While Clay City as a community gradually disappeared, the brick factory continued sporadically through Depression times. Sheds were torn apart and used to fire the kilns, and even the kiln roofs were dismantled. Eventually the plant fell into disuse and was abandoned. The rails were sold for scrap iron and grass sprouted from the uncovered domes of the kilns. However, in 1944, Clay City was taken over by the Houlahan family of Builders Brick Company, which later became known as Mutual Materials.
After two years of renovations, the plant re-opened and operated with workers living in nearby communities such as Eatonville and Orting. The 1950 Seattle Times article says, “The present permanent population is 12, mostly children. The original company dug its clay with a steam shovel on a narrow-guage track, which limited its scope. Now trucks haul the earth and motorized equipment strips newly prospected areas.”

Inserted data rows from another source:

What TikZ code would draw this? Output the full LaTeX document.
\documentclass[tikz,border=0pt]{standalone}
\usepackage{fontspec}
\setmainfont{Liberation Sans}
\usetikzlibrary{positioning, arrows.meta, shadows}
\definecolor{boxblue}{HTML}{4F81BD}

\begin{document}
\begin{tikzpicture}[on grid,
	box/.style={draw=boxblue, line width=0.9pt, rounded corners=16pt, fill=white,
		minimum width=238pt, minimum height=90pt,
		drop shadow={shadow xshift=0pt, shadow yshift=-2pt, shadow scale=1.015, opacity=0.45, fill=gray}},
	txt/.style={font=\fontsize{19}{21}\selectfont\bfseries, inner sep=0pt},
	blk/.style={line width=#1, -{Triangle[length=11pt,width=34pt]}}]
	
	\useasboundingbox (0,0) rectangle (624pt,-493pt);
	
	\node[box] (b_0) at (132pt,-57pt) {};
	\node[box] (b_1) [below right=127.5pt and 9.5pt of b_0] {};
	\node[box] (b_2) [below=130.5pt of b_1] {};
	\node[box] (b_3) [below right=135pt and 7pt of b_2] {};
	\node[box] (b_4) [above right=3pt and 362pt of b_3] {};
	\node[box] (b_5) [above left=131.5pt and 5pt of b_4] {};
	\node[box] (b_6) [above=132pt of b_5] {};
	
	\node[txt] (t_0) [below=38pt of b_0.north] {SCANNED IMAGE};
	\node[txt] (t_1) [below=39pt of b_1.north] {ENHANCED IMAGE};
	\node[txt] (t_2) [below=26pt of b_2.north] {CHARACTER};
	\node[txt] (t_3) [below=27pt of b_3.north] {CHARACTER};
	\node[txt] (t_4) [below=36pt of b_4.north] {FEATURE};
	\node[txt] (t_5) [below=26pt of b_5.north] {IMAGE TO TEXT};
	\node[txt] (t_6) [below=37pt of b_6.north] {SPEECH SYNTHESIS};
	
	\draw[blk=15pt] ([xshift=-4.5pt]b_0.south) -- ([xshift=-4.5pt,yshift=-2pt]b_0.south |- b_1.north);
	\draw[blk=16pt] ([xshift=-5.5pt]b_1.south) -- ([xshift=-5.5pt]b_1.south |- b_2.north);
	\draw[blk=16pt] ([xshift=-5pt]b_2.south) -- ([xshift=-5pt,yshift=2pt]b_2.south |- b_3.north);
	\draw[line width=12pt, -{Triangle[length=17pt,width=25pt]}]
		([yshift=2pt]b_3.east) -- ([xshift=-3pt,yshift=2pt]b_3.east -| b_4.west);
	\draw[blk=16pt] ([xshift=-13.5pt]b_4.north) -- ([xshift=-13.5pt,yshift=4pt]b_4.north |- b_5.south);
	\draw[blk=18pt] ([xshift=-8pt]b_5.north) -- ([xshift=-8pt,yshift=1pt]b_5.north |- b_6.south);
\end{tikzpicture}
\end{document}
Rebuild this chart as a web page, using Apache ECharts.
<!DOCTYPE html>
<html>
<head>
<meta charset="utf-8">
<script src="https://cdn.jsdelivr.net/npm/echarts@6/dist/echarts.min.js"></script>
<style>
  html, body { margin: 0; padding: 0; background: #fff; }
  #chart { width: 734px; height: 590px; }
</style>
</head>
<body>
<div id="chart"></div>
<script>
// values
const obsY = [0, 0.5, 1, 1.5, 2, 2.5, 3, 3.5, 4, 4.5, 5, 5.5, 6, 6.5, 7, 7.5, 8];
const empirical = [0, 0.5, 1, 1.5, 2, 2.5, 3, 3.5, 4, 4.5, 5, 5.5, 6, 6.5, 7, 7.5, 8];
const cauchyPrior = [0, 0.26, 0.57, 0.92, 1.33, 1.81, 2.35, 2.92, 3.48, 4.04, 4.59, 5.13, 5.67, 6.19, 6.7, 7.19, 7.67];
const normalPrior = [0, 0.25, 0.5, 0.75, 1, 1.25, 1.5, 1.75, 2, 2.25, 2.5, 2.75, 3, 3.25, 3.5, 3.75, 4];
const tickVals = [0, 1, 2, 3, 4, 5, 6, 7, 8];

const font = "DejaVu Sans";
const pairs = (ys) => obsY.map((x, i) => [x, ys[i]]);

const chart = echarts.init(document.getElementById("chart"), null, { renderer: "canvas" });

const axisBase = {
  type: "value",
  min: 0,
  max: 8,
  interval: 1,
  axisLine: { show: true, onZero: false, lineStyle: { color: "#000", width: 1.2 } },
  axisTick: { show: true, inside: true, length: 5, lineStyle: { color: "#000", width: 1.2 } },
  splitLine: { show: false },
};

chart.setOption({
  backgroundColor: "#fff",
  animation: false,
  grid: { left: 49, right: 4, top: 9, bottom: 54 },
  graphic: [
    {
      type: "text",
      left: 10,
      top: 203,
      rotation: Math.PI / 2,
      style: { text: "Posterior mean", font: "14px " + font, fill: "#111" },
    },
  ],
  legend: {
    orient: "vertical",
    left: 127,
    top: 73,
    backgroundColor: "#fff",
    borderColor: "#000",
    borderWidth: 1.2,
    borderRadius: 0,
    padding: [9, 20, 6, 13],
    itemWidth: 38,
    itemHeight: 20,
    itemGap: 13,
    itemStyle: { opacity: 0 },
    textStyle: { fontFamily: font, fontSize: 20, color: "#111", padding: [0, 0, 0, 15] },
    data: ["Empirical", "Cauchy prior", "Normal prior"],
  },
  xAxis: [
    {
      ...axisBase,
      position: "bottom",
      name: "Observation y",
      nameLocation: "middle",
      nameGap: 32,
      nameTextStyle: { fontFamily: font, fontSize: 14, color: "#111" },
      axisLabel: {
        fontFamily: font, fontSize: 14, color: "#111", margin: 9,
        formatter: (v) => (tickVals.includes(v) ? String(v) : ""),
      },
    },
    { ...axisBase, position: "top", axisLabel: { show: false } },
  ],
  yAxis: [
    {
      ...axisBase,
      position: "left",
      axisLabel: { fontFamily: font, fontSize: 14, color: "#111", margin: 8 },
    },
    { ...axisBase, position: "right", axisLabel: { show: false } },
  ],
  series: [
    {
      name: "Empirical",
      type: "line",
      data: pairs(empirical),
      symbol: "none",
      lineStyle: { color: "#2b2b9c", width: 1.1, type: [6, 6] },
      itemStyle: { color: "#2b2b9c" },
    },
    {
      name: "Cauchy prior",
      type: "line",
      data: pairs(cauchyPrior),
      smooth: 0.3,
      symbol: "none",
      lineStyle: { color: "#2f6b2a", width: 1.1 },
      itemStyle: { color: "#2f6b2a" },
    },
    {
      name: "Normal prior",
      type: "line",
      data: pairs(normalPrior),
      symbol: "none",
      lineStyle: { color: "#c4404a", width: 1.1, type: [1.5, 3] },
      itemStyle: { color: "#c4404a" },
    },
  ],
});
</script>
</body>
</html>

However, one month after that article was published, fire destroyed everything that wasn’t brick, including the original office and drafting room, which dated from 1907.
The Houlahans rebuilt the plant, and the Eatonville Dispatch reported in 1979, “Today there are six kilns producing in excess of 2,500 tons of brick and tile a month, which finds its way to every corner of the Northwest and Hawaii.” The article further stated that 180 standard bricks could be produced every minute. The raw mud bricks were sent to dryers, and after 88 hours at 225 degrees they were ready for the oven. The bricks spent 90 hours in the ovens at 2,000 degrees and then several more days cooling.
Mutual Materials continued to operate the plant until 2007. Now the road to the brick works is blockaded, with no plans to re-open. The kilns and buildings have been demolished and the ground leveled. According to Marianne Lincoln, managing editor of The Pierce Priarie Post, “The buildings were bulldozed due to the hazards caused by ‘tweakers’ chopping parts down for wood. In addition, all the underground tunnels were at risk of collapsing and the property was a huge liability.” All that exists now is a large flat area, a little asphalt, a few scraps of brick and 30-foot tall alder trees.
Though Clay City is mostly forgotten, the bricks from its 100-year history live on. The First Church of Christ Scientist in Tacoma, built between 1908 and 1911, is an example of a Clay City bricks manufactured in part by Michele Spadoni and brothers-in-law Ruggero and Seghiero Seghieri. St. Leo’s School, which opened in 1912, is also built with bricks from Clay City. Many early streets in Tacoma, Seattle and Portland are built with its bricks. In later years, Clay City bricks were used to cover “Red Square” on the campus of the University of Washington, where I received my undergraduate degree.
My daughter Sandra and her husband Dan purchased a house in North Tacoma last month, and as I pulled up to park while helping them move, I realized that the street in front of their house is paved with bricks that are probably about 100 years old. The bricks are still strong, though the street is extremely uneven because the sub-base has shifted. Sandy and Dan say they like this, because it makes cars drive slowly. I like it because of the likelihood that Nonno helped make these bricks.